Moreover, the House Appropriations Committee, concerned with the cost of administering this vast new enterprise, investigated and found that the system was operating at a cost of less than two cents of each dollar contributed as payroll taxes. That ratio of administrative cost was significantly less than had been achieved by any private insurance company!

We who were responsible for "making the law work" in those early years had our problems; we made mistakes. But within 5 years, leaders in private industry--M. Albert Linton, President of the Provident Mutual Insurance Company; Reinhard A. Hohaus, Chief Actuary of the Metropolitan Life Insurance Company; and Marion Folsom, Treasurer of the Eastman Kodak Company among others--publicly applauded the Bureau as a model of efficient operation. That fact need be illuminated for those prone to criticize the operation of this vast enterprise today.
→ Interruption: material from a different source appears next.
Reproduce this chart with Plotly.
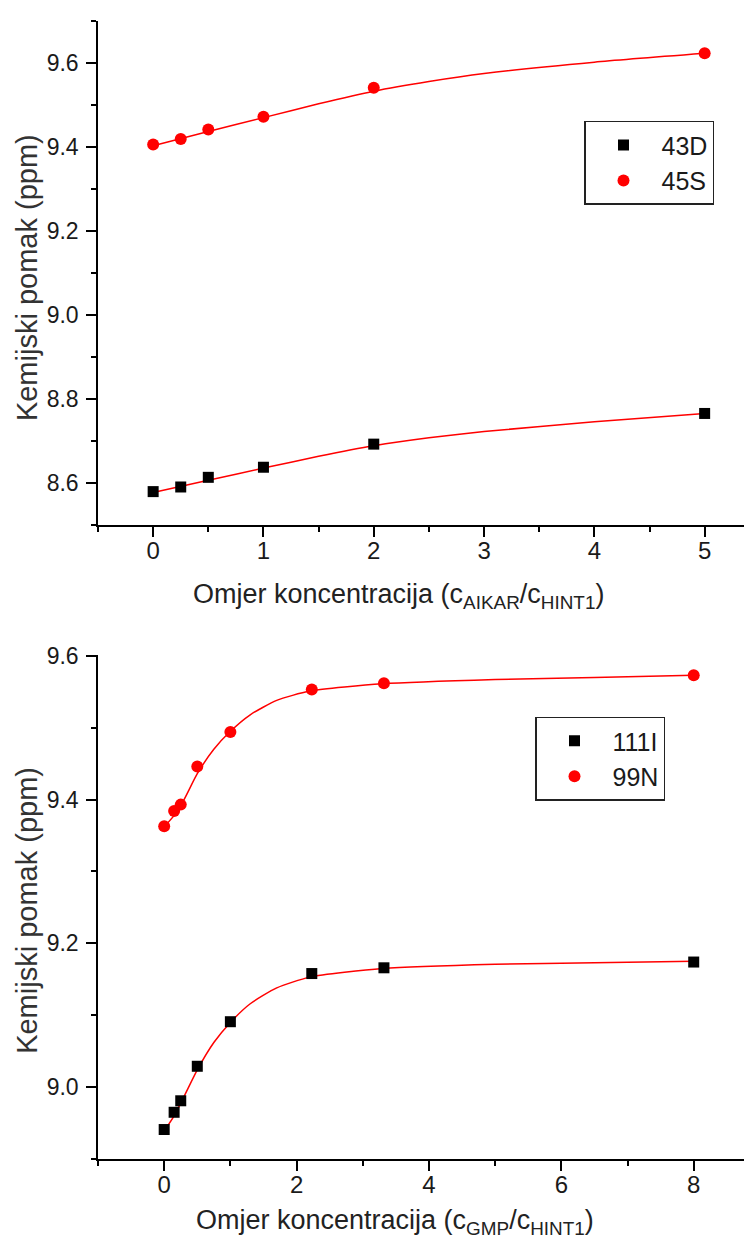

How did we do it? We had a team of workers who believed deeply that we were doing something desperately important. We didn't know that we couldn't do it (even though Davidson and Hopp had advised us that we couldn't!). We believed in ourselves, and above all in the essentiality of Social Security.

Years later, when I served in private enterprise, I never was able to induce, with the aid of higher pay, bonuses, stock options et al. as great devotion to duty or more imaginative enterprise from the workers I managed, than from those I worked with in Social Security in the years 1936-44. It was a great and rewarding experience. I have often wondered why I ever left.